As the RBI released a circular asking Indian banks and regulated financial identities not to provide banking services to crypto companies, Indian exchanges are now left in a terrible state. While trading in or buying cryptocurrencies is still not illegal in India, the central bank’s decision to pull a full stop to banking for these services has hurt the exchanges.
As banks, non-banking financial institutions and payment banks are regulated by the RBI; the only option is to adopt crypto-to-crypto trading or look for state-owned entities like India Post. Failing to do either will ring the death bell for the exchanges. Many India-based crypto coin businesses are also moving to foreign soil to ensure their existence.
BFXC, a homegrown crypto player, will be cutting down staff in Delhi and moving its entire business to Dubai. Prashant Manu Wig, head of the company, said, “Our operational offices have started in Dubai & Georgia. Operations will also commence soon by May 2018.”
Following his footsteps is Amit Lakhanpal from the Al Kasir Group, another company moving to Dubai after finalizing a collaboration with a member of the royal family. The company’s plans to launch three coins namely Al Falah, Al Haqeek and Al-Mas will be operated from the Middle East now.
However, crypto exchanges in India are having a harder time fathoming the aftermath of the RBI circular. BuyUCoin founder and CEO Shivam Thakral is positive that they will find a way around the issue. He said, “There are many non-RBI entities like India Post, where we could have currency accounts. We will approach them and see how they react. It is not that all doors are closed for us and that we are shutting down everything. There are still many ways open for us.”

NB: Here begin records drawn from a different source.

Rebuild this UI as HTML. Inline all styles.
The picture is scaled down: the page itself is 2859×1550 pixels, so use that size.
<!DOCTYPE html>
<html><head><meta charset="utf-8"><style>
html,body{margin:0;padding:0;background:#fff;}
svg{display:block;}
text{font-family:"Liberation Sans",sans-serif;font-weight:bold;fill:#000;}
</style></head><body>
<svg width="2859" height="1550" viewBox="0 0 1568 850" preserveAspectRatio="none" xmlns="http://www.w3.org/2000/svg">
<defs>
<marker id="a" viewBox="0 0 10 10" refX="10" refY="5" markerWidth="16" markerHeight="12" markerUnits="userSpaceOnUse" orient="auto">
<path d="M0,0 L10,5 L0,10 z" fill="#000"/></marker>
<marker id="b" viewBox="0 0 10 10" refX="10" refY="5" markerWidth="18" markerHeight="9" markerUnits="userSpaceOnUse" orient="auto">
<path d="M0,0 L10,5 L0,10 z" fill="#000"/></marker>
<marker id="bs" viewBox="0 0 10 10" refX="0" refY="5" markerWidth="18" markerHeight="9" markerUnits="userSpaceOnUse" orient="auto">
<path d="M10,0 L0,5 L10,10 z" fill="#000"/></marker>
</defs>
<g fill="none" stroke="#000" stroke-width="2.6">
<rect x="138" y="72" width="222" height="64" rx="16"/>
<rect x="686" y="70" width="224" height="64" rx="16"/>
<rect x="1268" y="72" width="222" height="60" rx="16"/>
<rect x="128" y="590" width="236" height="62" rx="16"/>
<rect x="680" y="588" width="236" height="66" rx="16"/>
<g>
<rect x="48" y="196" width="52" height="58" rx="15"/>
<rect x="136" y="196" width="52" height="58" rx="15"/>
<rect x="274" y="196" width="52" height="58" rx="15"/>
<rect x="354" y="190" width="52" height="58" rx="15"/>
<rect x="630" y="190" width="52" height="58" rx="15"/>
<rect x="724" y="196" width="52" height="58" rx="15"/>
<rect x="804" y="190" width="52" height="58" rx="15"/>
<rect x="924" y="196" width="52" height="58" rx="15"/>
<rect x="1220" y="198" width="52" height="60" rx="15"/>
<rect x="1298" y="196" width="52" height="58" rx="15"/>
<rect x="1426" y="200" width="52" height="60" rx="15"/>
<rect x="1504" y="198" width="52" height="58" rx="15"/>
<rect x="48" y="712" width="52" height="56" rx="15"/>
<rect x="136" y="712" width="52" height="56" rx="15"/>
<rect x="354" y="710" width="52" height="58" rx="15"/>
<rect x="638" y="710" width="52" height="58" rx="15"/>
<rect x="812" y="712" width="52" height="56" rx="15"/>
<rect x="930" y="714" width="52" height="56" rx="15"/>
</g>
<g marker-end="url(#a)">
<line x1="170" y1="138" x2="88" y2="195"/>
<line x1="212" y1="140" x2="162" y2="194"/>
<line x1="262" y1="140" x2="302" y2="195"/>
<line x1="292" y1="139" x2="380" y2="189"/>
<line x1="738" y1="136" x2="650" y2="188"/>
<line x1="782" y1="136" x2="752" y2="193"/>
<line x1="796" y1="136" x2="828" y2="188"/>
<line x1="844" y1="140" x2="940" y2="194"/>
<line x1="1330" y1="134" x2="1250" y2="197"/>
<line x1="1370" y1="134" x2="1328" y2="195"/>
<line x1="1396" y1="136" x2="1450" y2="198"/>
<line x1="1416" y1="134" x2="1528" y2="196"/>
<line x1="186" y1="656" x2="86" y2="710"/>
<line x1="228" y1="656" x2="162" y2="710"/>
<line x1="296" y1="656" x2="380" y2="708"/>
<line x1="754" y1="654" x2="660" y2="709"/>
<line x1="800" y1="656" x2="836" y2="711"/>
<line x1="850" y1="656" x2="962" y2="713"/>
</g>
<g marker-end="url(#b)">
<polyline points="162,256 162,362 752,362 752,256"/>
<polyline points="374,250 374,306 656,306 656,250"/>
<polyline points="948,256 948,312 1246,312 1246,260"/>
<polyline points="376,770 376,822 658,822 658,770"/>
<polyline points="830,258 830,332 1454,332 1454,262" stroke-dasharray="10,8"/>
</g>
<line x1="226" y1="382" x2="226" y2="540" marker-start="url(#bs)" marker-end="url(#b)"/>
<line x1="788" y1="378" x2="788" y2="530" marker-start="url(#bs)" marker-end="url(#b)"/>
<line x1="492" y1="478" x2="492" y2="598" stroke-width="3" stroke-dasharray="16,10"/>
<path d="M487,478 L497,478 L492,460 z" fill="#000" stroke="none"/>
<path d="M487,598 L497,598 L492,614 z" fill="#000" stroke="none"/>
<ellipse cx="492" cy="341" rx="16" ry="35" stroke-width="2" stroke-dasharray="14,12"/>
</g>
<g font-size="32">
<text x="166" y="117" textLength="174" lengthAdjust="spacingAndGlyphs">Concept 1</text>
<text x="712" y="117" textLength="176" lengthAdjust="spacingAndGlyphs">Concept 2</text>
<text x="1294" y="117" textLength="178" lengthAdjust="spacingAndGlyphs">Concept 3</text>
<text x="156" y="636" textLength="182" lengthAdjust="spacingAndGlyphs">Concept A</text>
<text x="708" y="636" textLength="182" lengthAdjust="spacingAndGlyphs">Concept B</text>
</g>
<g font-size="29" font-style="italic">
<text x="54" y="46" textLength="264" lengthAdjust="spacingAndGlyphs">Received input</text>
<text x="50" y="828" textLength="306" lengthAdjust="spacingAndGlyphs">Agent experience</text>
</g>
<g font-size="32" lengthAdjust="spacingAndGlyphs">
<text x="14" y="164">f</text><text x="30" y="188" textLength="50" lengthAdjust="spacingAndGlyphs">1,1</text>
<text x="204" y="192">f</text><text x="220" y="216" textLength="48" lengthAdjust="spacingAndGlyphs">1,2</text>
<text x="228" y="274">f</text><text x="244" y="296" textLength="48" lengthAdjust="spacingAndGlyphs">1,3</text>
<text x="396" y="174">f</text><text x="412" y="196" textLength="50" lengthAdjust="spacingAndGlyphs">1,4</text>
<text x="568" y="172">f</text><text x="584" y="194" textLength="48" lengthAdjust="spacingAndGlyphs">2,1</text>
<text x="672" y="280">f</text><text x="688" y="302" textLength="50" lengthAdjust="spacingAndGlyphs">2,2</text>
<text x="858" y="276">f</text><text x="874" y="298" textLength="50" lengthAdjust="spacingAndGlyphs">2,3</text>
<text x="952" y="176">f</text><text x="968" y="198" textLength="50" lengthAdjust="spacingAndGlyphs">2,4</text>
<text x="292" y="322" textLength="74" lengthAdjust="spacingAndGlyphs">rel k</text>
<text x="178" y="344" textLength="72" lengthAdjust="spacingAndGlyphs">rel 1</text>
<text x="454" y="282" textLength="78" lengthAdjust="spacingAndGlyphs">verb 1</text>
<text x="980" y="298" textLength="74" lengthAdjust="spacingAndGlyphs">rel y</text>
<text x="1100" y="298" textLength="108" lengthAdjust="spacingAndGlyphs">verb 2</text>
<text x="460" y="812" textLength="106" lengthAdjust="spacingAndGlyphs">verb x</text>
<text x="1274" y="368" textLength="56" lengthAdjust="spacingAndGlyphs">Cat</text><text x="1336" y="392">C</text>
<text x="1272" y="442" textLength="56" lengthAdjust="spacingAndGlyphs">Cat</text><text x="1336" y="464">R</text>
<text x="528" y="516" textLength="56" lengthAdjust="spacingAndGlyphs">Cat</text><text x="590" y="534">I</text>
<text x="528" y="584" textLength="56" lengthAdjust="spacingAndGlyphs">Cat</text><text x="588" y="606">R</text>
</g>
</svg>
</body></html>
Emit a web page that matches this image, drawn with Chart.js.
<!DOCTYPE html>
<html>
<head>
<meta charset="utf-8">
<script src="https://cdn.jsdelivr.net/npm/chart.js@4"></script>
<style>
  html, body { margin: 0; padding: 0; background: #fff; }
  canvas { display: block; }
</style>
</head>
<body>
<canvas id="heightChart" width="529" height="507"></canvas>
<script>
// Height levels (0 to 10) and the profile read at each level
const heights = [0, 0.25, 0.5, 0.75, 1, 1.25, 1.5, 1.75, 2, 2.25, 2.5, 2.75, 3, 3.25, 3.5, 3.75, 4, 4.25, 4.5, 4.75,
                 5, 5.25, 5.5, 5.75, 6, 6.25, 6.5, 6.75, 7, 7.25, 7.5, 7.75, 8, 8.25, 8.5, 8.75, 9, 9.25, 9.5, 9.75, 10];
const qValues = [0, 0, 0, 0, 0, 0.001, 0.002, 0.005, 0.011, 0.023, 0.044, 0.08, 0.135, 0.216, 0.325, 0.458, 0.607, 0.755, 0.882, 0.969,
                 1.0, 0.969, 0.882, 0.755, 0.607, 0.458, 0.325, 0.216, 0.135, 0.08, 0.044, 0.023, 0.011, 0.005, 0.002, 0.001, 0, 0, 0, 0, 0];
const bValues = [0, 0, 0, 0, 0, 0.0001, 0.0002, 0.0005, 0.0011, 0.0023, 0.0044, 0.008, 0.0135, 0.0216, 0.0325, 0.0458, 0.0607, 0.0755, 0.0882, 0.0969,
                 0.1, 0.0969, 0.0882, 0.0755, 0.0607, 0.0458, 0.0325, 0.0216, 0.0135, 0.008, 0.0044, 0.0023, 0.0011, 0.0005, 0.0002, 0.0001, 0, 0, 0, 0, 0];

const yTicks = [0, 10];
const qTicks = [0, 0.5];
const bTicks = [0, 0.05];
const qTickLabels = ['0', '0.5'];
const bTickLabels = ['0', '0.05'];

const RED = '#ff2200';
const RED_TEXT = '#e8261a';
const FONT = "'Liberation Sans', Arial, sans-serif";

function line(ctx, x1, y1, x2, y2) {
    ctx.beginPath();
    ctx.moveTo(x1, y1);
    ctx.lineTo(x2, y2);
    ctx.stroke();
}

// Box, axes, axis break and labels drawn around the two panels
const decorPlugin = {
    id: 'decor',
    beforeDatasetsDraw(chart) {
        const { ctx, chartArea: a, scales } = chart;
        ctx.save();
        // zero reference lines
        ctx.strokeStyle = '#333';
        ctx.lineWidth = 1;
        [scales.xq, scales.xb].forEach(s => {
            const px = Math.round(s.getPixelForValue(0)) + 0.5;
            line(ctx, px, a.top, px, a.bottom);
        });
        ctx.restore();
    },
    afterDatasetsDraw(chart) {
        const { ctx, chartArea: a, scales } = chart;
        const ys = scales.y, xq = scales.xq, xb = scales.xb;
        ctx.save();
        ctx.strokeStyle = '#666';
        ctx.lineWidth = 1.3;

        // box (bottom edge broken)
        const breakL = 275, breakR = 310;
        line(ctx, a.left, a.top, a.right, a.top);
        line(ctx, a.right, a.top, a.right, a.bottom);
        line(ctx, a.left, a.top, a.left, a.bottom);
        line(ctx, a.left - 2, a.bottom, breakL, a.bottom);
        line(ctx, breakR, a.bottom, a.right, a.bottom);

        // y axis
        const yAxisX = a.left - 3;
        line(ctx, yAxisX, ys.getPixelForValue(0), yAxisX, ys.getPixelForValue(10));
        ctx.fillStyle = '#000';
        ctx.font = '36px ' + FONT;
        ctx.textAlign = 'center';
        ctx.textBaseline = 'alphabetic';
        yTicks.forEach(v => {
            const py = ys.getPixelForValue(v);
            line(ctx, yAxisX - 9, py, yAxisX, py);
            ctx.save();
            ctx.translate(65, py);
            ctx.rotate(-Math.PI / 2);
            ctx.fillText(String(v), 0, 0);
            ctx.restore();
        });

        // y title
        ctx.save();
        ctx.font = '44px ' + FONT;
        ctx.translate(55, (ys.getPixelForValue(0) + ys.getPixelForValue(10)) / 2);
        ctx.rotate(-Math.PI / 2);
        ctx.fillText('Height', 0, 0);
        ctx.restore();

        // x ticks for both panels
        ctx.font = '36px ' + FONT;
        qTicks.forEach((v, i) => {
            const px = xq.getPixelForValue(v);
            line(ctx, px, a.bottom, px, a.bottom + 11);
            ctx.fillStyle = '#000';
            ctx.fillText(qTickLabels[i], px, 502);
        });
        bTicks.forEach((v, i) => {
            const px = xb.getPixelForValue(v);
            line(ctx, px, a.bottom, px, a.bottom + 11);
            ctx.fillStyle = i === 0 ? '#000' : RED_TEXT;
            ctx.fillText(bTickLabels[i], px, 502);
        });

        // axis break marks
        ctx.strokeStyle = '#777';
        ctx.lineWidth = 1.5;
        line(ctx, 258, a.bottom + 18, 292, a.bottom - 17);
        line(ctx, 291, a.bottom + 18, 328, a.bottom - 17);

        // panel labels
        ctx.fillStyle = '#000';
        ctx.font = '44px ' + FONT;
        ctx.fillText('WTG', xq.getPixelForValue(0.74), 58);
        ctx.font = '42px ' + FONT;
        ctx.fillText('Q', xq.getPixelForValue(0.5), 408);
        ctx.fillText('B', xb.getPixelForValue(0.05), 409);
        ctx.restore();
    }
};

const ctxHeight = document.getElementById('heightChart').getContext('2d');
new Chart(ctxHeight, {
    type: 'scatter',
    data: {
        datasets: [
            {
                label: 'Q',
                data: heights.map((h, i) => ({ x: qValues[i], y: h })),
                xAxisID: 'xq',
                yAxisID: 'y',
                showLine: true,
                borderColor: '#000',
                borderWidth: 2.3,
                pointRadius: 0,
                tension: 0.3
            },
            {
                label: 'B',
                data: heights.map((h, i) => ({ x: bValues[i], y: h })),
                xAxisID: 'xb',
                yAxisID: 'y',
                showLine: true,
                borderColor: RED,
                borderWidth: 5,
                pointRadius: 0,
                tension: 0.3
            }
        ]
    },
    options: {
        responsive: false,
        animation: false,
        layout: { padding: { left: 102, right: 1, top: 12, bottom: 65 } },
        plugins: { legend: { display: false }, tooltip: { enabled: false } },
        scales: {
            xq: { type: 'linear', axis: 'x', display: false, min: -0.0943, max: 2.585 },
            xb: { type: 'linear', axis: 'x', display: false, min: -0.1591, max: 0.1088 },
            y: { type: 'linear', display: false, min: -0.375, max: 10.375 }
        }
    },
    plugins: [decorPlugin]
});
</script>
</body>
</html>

He added, “We are planning to shift our company’s headquarters to other countries. For this, we have two-three options in our mind like Singapore, US and one more. This plan would be set into motion in the worst-case scenario of the government asking cryptocurrency exchanges to shut operations in India. Then, we could just take our company abroad with crypto-to-crypto currency trading model. In India, it is fiat-to-crypto currency trading right now.”
His views were echoed by Unocoin founder and CEO Sathvik Vishwanath. “For the time being, we are trying different angles (to survive), which we cannot disclose. We want the current ecosystem and (cryptocurrency) industry to survive, without abruptly changing our model, where there is no exit point. Over the next couple of weeks, we may have more clarity on how we should take this forward,” Vishwanath said.
Most cryptocurrency exchanges in India have confirmed that they have not received any official withdrawal of service notice from the banks. The RBI has given banks a 3-months’ time to end banking relationships with these exchanges. SBI and a few other large Indian banks had already withdrawn support from several exchanges before.
Most Indian cryptocurrencies are currently in the ICO stage which. Meanwhile, RBI is considering the launch of its digital coin. The fog will be cleared by the end of the second quarter, but till then, markets could remain in a problematic state.